Now, City firms are stepping up their calls for big tech to share the liability of fraud losses, with multiple banks saying that more than 60% of reported UK scams originate from sites such as Instagram.
“Social media and tech companies remain operating without the same immediate and punitive financial incentives to control fraud,” Philip House, chief governance and legal officer at ClearBank Ltd., said in an emailed statement. “The ‘polluter pays’ principle seems most fair here and would ensure that such firms have the same incentives to prevent fraud.”
Under current rules, firms such as Instagram parent Meta Platforms Inc. are outside the Payment Systems Regulator’s remit.

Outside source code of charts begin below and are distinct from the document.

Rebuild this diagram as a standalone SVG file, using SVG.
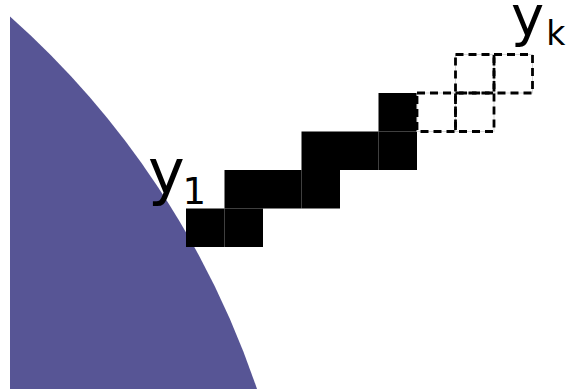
<svg xmlns="http://www.w3.org/2000/svg" width="568" height="391" viewBox="0 0 568 391">
<style>
.blk{fill:#000;stroke:none}
.dsh{fill:none;stroke:#000;stroke-width:2.8;stroke-dasharray:8,5}
.faint{fill:none;stroke:#d8d8d8;stroke-width:1}
.lbl{font-family:"DejaVu Sans",sans-serif;fill:#000}
</style>
<rect width="568" height="391" fill="#fff"/>
<g id="region">
<path d="M10,389 L10,16.5 A873,873 0 0 1 257,389 Z" fill="#575595"/>
</g>
<g id="cells">
<rect class="blk" x="186" y="208.5" width="38.5" height="38.5"/>
<rect class="blk" x="224.5" y="208.5" width="38.5" height="38.5"/>
<rect class="blk" x="224.5" y="170" width="38.5" height="38.5"/>
<rect class="blk" x="263" y="170" width="38.5" height="38.5"/>
<rect class="blk" x="301.5" y="170" width="38.5" height="38.5"/>
<rect class="blk" x="301.5" y="131.5" width="38.5" height="38.5"/>
<rect class="blk" x="340" y="131.5" width="38.5" height="38.5"/>
<rect class="blk" x="378.5" y="131.5" width="38.5" height="38.5"/>
<rect class="blk" x="378.5" y="93" width="38.5" height="38.5"/>
</g>
<g id="future">
<rect class="faint" x="417" y="93" width="38.5" height="38.5"/>
<rect class="faint" x="455.5" y="93" width="38.5" height="38.5"/>
<rect class="faint" x="455.5" y="54.5" width="38.5" height="38.5"/>
<rect class="faint" x="494" y="54.5" width="38.5" height="38.5"/>
<rect class="dsh" x="417" y="93" width="38.5" height="38.5"/>
<rect class="dsh" x="455.5" y="93" width="38.5" height="38.5"/>
<rect class="dsh" x="455.5" y="54.5" width="38.5" height="38.5"/>
<rect class="dsh" x="494" y="54.5" width="38.5" height="38.5"/>
</g>
<g id="label-y1">
<text class="lbl" x="148" y="192.5" font-size="62">y</text>
<text class="lbl" x="182.5" y="203.5" font-size="37">1</text>
</g>
<g id="label-yk">
<text class="lbl" x="511" y="35" font-size="56">y</text>
<text class="lbl" x="546.3" y="45" font-size="33">k</text>
</g>
</svg>
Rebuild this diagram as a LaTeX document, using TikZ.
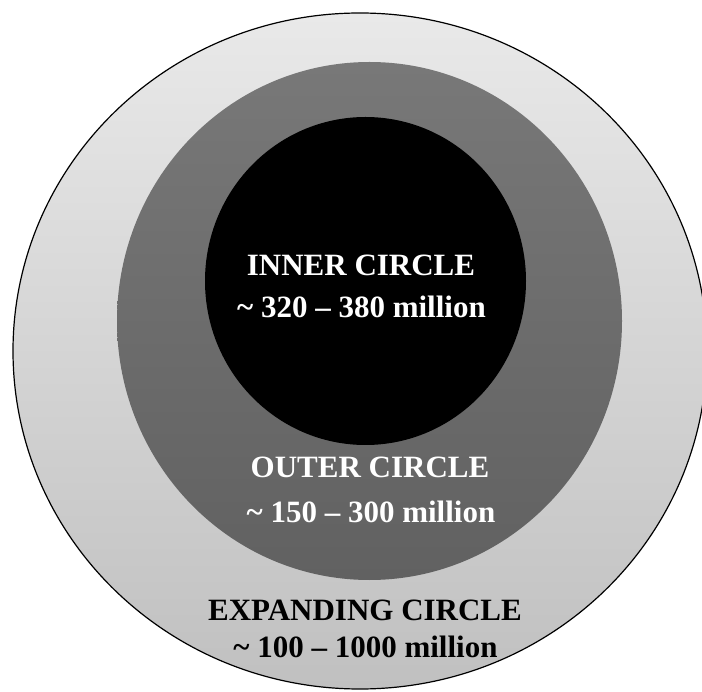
\documentclass[tikz,border=0pt]{standalone}
\usepackage{fontspec}
\setmainfont{Liberation Serif}
\definecolor{expandtop}{HTML}{E9E9E9}
\definecolor{expandbot}{HTML}{C0C0C0}
\definecolor{outertop}{HTML}{787878}
\definecolor{outerbot}{HTML}{616161}
\begin{document}
\begin{tikzpicture}[x=1pt, y=-1pt]
  \tikzstyle{ringtext} = [font=\fontsize{31}{31}\selectfont\bfseries, anchor=base, inner sep=0pt]
  \useasboundingbox (0,0) rectangle (702,692);
  % the three circles
  \shade[top color=expandtop, bottom color=expandbot, draw=black, line width=1.2pt] (360,351) ellipse [x radius=347, y radius=338];
  \shade[top color=outertop, bottom color=outerbot] (369.5,321) ellipse [x radius=252.5, y radius=259];
  \fill[black] (365.5,281) ellipse [x radius=160.5, y radius=164];
  % labels
  \node[ringtext, white] (inner-name) at (361,276) {INNER CIRCLE};
  \node[ringtext, white] (inner-size) at (361.5,318) {\char`\~{} 320 -- 380 million};
  \node[ringtext, white] (outer-name) at (370,478) {OUTER CIRCLE};
  \node[ringtext, white] (outer-size) at (371,522) {\char`\~{} 150 -- 300 million};
  \node[ringtext, black] (expand-name) at (365,620) {EXPANDING CIRCLE};
  \node[ringtext, black] (expand-size) at (365.5,657) {\char`\~{} 100 -- 1000 million};
\end{tikzpicture}
\end{document}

The Labour Party, which took over the UK’s government in July, has set out plans to include big tech in the battle against authorized-push-payment fraud. In a document seen by Bloomberg News, Labour laid out six principles for reform, including that “big tech companies who provide the platforms on which this fraud takes place must take their proper share of their responsibility for tackling APP fraud and reimbursing victims.”
Hundreds of financial firms are struggling to comply with the new regime, Bloomberg News has reported. Now, with a month to go before new rules go into effect on Oct. 7, less than 500 firms have been on-boarded onto the Pay.UK system — the organization that’s setting up the communication infrastructure for the settlement of reimbursements — which means about two-thirds of payments firms aren’t yet part of it, according to people with knowledge of the situation.
Still, the firms that have joined represent 95% of fraud volume, one of the people said.
A two-week consultation to receive additional responses from banks and payments firms about the new rules will run through Sept. 18, the Payment Systems Regulator said, and it will announce its final plan by the end of the month.
(Updates with lord mayor’s comment in fifth paragraph. A previous version of this story corrected day of breakfast meeting in fourth paragraph.)